16 thoughts on “Movie Review: Dunkirk (2017) *Another Nolan Masterpiece*”

  1. This might be my favorite war film. I know how strong that statement is. I’m sure I’ve seen hundreds of them in my life. I’m not saying it’s the best war movie of all time, though it is up there, but this is exactly the war film Hitchcock would have made. It is not an epic, but a thriller. The originality of the approach, the jaw dropping images and scope, the stark and arresting cinematography, the dramatic minimalism coupled with the structural complexity, the honesty of the performances and situations, Han Zimmer’s best score of all time, and an amazing true story told with almost (for Hollywood) superhuman restraint have all been organized and orchestrated by Nolan into a miracle of a movie. I cannot wait to see it again.

    I did not even know what Harry Styles looked like when I went in, and I did not know who he played until the credits rolled.

    Do you think the reading of Churchill’s speech at the end was meant to be subversive? Because after what I had just watched, all the desperate clawing to escape, I really wondered if Nolan was questioning the conventional narrative. Or was the point simply that our soldier friend did not realize the meaning of what he had been through until he heard that speech?

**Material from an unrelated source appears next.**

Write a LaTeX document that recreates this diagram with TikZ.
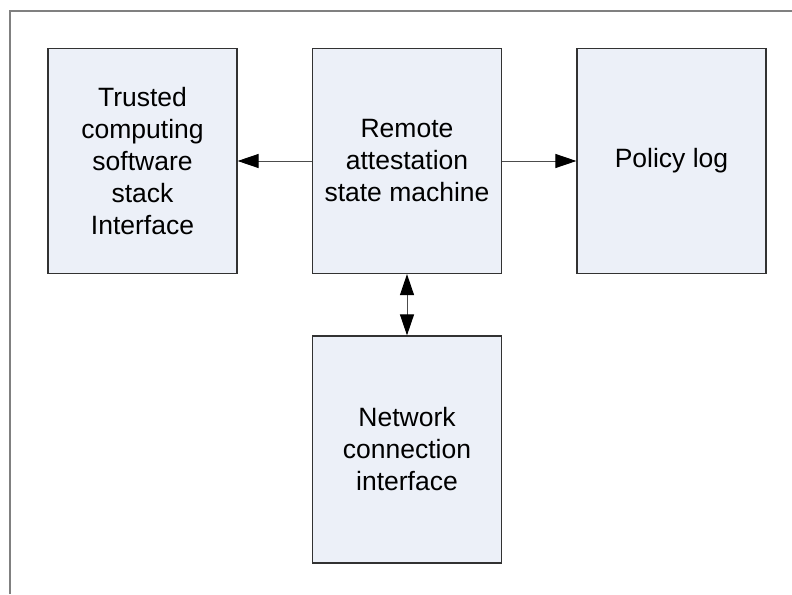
\documentclass[tikz,border=0pt]{standalone}
\usepackage{fontspec}
\setmainfont{Liberation Sans}
\usetikzlibrary{arrows.meta}
\definecolor{boxfill}{RGB}{236,240,248}
\definecolor{boxline}{RGB}{50,50,50}
\definecolor{framegray}{RGB}{128,128,128}
\begin{document}
\begin{tikzpicture}[x=1pt,y=-1pt,
  blockbox/.style={draw=boxline,line width=1.2pt,fill=boxfill,minimum width=189pt,minimum height=225pt,inner sep=0pt,align=center,font=\fontsize{26.5}{32}\selectfont},
  conn/.style={draw=black!70,line width=1pt,-{Triangle[length=21pt,width=14pt,black]}},
  dconn/.style={draw=black!70,line width=1pt,{Triangle[length=21pt,width=14pt,black]}-{Triangle[length=21pt,width=14pt,black]}}]
\useasboundingbox (0,0) rectangle (792,594);
\draw[framegray,line width=2pt] (10,594) -- (10,11) -- (792,11);
\node[blockbox] (tcs) at (142.5,161) {Trusted\\computing\\software\\stack\\Interface};
\node[blockbox] (ras) at (407,161) {Remote\\attestation\\state machine};
\node[blockbox] (pol) at (671.5,161) {Policy log};
\node[blockbox,minimum height=227pt] (net) at (407,449.5) {Network\\connection\\interface};
\draw[conn] (ras.west) -- (tcs.east);
\draw[conn] (ras.east) -- (pol.west);
\draw[dconn] (ras.south) -- (net.north);
\end{tikzpicture}
\end{document}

How far was Nolan taking the ambiguity, do you think?

    Liked by 2 people

    1. I think the point was to take the soldier out of his own perspective of what he had just experienced and realize what it had meant to his country and to remind both him and the audience that this wasn’t the end but the preparation for the hammerblow about to fall as the Nazis pushed forward.

      Liked by 2 people

      1. Ok, glad to hear you say that. After the end of Inception I have an unfortunate propensity to read too much into the end of Nolan movies. For a while I argued that Alfred didn’t really see Bruce and Selina at the end of DKR, until someone smacked me.

        Liked by 1 person

      2. Listen to Peter. The point of the end of Inception is that it does not matter.

        There is an old story about three buddhists looking at a bottle. The first one says, the bottle is not a bottle. The second one asks, then what the heck is it? The third one says, I’m going to leave you guys to this while I go and try to achieve nirvanna.

        Questions about the nature of reality have the power to obsess us, but are ultimately unimportant. DiCaprio was with his kids, finally, and he decided to just not look.

        Liked by 1 person

      3. Hey! If I could just create ten seconds of imagery, and make it communicate something meaningful to millions of different people, I would, but while Christopher Nolan was not going to film school, I was going to school.

        Liked by 1 person

      4. BTW… and sorry for being off topic, but I want your opinion…. do you think I should wear my adoration of Valerian and the City of A Thousand Planets like a badge, or pretend I don’t know what it is? I’ve never loved a film before that was a bomb like this is going to be. Seriously, this is going to be really, reaaaaally ugly.

        Liked by 1 person

    1. Thanks for the comment and the follow! I should have looked it up for the article, and am amending it now, but that’s what you get writing a review in the middle of the night. It came from an article by the very fine Pete Hammond over at Deadline.